What to work on:
Please print the lines between the one with "Clone this chart in matplotlib." and the one with "return 1 - py / H", both ends included, exactly as written, with no pictures.

Data records:
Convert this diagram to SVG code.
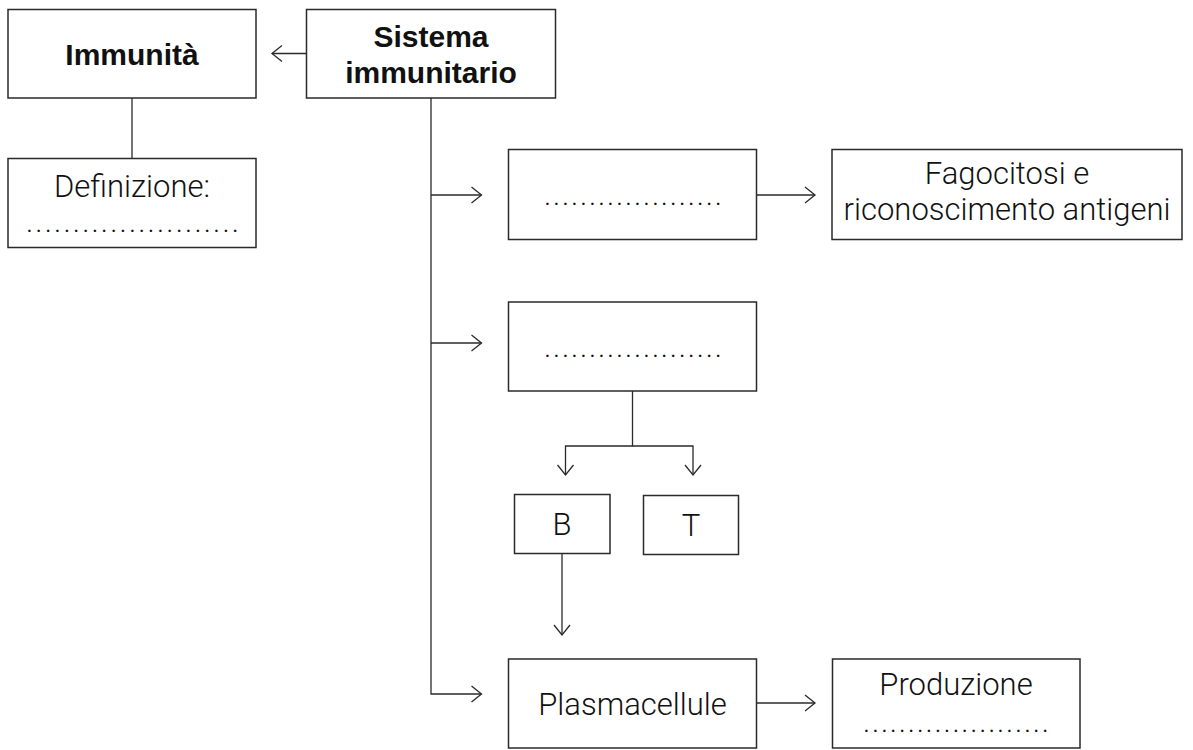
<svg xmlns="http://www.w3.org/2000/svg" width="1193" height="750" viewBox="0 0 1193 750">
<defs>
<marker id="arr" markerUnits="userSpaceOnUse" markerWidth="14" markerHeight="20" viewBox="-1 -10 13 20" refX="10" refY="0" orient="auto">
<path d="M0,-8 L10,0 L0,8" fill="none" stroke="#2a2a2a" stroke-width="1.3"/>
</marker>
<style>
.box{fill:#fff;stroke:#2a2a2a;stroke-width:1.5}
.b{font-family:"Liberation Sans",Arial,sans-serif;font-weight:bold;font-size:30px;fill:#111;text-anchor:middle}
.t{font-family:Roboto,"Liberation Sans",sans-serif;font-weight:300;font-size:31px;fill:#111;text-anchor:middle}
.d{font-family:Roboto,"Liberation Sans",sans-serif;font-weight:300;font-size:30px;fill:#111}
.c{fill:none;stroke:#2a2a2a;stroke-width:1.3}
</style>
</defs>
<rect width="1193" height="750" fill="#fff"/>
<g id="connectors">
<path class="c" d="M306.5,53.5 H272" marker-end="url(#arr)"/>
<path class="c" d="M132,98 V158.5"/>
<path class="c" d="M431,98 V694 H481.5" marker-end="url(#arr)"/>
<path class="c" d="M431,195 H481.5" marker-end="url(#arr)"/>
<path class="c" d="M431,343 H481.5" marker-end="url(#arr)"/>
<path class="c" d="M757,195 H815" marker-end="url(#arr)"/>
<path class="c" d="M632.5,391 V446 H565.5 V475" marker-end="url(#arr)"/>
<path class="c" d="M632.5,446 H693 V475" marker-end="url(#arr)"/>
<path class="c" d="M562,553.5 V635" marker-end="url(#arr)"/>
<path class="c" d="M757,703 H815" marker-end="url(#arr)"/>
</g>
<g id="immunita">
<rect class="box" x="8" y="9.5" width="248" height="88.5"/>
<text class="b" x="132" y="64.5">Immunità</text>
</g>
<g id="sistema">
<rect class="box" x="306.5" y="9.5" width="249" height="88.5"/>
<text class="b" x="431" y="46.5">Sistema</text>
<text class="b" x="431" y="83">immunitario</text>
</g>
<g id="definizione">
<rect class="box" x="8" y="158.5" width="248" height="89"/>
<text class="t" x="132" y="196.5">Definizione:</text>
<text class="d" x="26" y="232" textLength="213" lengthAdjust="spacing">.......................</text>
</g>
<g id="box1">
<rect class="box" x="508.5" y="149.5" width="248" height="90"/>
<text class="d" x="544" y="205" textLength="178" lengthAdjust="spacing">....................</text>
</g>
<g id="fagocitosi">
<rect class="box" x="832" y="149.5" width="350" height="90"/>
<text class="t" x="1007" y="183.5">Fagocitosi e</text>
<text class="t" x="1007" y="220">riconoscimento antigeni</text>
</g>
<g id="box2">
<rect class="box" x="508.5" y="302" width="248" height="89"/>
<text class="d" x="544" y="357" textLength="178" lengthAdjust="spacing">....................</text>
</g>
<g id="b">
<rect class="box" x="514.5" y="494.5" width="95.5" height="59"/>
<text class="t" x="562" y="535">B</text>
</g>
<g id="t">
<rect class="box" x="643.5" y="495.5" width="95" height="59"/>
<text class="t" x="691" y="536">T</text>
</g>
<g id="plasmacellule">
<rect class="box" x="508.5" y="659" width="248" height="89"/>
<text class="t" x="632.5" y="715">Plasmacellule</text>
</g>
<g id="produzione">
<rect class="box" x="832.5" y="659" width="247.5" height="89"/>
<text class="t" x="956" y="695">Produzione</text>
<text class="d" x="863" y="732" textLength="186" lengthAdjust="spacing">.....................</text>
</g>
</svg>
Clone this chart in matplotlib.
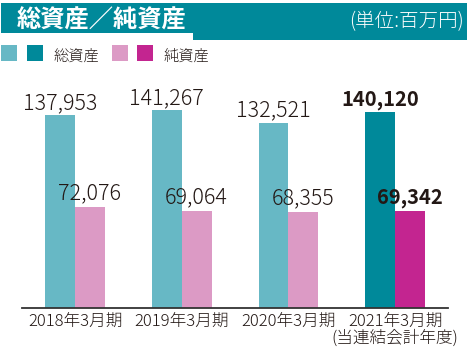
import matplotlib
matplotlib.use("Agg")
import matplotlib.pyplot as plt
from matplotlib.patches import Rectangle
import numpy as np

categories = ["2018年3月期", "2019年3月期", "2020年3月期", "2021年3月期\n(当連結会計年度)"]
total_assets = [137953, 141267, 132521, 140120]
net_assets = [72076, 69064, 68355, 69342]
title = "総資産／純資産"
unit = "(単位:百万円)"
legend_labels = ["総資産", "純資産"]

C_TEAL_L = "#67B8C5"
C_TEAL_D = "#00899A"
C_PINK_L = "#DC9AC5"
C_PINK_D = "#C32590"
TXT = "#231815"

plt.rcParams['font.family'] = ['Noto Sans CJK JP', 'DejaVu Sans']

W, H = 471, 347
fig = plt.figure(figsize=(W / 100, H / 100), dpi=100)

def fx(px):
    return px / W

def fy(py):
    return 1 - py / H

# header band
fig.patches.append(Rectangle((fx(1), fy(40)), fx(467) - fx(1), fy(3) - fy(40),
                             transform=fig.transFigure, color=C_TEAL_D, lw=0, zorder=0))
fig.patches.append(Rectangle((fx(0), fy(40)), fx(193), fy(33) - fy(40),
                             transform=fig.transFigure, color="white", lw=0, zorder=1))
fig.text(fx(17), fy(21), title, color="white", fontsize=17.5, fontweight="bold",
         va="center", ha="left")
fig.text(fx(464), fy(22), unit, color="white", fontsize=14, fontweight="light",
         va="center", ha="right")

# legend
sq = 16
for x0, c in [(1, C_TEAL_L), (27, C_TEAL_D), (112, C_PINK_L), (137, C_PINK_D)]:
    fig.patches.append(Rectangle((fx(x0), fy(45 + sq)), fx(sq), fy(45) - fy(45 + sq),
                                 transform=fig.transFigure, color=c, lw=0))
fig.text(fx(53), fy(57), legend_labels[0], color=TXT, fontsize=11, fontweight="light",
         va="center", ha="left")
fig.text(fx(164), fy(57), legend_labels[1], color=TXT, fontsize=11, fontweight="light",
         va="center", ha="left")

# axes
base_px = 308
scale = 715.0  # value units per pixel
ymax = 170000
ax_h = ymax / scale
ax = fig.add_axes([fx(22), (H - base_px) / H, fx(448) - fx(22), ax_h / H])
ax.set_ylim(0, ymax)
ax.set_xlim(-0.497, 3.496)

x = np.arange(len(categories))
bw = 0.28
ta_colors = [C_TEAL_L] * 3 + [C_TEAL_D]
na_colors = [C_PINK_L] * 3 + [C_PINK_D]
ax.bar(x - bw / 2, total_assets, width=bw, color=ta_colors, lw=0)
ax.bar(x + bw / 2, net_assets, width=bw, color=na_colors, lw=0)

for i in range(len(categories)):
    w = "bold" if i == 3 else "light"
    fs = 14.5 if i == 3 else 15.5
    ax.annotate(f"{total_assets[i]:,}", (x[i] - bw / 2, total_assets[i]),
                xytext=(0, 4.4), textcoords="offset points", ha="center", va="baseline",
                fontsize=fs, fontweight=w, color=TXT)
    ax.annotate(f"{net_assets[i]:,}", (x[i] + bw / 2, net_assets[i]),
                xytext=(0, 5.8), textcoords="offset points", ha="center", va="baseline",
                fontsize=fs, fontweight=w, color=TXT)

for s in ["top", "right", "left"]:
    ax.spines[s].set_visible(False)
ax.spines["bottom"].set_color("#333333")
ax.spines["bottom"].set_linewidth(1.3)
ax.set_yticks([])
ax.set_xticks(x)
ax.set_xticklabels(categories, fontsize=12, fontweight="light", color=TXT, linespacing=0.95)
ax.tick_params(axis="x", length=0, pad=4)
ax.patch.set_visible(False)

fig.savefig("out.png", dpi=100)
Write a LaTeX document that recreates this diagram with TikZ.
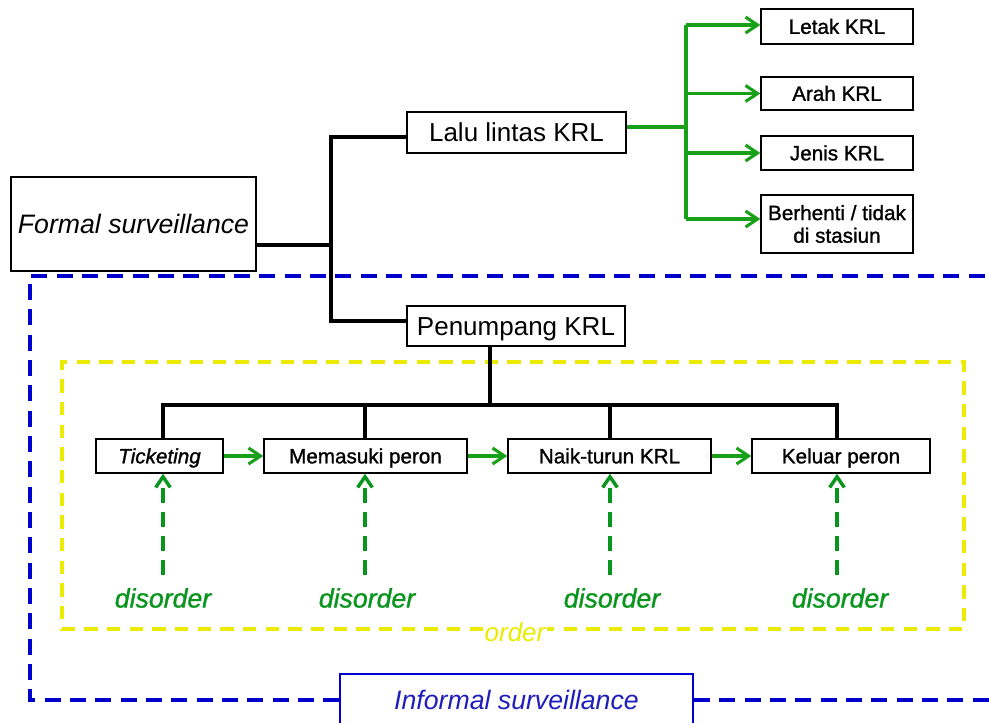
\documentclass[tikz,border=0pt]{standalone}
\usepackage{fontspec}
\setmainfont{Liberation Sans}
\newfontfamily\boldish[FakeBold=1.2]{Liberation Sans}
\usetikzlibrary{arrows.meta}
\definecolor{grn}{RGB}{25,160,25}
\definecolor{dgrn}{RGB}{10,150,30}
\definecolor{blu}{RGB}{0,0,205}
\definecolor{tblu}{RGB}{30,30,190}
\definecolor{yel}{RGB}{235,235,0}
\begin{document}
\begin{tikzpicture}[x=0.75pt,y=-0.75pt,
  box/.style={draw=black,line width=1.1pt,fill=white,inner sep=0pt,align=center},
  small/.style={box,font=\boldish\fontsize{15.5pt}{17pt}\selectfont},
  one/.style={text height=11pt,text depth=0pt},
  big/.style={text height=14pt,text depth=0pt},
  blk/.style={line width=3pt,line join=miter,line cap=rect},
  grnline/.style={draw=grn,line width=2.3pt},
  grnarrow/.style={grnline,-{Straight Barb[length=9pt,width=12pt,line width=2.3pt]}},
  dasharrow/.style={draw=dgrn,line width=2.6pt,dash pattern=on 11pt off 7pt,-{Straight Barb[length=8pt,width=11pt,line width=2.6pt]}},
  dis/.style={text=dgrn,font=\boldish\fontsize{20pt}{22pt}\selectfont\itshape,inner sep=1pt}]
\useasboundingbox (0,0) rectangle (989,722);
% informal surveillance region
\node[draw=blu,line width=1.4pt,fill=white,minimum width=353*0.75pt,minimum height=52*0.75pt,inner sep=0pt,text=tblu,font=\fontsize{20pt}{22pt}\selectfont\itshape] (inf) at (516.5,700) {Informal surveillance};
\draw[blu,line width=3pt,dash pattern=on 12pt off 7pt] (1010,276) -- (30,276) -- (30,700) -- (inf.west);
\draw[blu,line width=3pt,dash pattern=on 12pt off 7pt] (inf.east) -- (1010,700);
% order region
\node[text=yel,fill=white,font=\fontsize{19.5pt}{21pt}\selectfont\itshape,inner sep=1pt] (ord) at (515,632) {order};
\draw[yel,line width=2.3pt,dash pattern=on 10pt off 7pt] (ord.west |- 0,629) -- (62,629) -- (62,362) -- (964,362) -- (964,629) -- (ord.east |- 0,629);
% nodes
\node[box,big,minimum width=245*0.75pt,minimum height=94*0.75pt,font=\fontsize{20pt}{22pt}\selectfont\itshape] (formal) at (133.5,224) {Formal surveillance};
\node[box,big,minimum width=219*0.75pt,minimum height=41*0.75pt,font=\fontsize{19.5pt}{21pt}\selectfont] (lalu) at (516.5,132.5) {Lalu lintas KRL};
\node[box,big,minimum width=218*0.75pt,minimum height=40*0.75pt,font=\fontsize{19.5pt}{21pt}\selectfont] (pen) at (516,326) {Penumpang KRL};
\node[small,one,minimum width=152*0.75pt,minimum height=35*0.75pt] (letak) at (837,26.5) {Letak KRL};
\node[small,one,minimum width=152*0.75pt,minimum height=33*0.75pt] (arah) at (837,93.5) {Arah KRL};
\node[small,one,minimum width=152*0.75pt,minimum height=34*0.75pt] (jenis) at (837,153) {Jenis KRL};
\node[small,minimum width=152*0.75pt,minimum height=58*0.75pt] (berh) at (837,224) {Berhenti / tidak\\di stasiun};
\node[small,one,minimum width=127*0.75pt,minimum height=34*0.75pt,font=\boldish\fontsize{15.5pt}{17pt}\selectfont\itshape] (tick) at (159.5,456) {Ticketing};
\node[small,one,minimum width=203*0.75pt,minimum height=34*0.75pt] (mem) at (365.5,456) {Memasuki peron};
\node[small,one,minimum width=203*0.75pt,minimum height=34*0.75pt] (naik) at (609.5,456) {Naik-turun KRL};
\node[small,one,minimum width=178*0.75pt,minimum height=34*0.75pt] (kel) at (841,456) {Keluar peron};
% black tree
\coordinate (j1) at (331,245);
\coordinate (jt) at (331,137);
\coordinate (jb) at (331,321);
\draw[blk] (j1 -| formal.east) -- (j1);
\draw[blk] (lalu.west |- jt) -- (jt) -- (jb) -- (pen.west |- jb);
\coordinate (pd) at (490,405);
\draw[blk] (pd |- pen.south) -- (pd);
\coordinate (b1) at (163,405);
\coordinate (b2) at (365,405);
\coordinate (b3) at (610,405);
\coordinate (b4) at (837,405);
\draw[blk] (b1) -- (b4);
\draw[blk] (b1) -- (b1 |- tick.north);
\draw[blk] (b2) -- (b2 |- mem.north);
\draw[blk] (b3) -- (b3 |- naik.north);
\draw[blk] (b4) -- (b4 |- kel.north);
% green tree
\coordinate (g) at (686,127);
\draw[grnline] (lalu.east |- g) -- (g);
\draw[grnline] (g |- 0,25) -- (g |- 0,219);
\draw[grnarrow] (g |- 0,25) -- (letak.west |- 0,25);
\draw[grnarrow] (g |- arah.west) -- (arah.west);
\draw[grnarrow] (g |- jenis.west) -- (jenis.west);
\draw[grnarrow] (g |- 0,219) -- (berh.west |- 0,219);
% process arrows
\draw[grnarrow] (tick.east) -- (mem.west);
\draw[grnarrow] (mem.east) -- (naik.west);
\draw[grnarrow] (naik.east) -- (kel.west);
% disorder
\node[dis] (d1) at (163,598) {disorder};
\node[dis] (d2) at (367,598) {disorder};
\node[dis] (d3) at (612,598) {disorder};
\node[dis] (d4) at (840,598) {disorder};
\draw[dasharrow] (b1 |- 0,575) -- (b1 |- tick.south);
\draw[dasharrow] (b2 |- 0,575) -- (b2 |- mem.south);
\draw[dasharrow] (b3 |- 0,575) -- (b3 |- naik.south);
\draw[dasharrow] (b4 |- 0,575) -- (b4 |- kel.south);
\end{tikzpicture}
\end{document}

Result for this task:
Clone this chart in matplotlib.
import matplotlib
matplotlib.use("Agg")
import matplotlib.pyplot as plt
from matplotlib.patches import Rectangle
import numpy as np

categories = ["2018年3月期", "2019年3月期", "2020年3月期", "2021年3月期\n(当連結会計年度)"]
total_assets = [137953, 141267, 132521, 140120]
net_assets = [72076, 69064, 68355, 69342]
title = "総資産／純資産"
unit = "(単位:百万円)"
legend_labels = ["総資産", "純資産"]

C_TEAL_L = "#67B8C5"
C_TEAL_D = "#00899A"
C_PINK_L = "#DC9AC5"
C_PINK_D = "#C32590"
TXT = "#231815"

plt.rcParams['font.family'] = ['Noto Sans CJK JP', 'DejaVu Sans']

W, H = 471, 347
fig = plt.figure(figsize=(W / 100, H / 100), dpi=100)

def fx(px):
    return px / W

def fy(py):
    return 1 - py / H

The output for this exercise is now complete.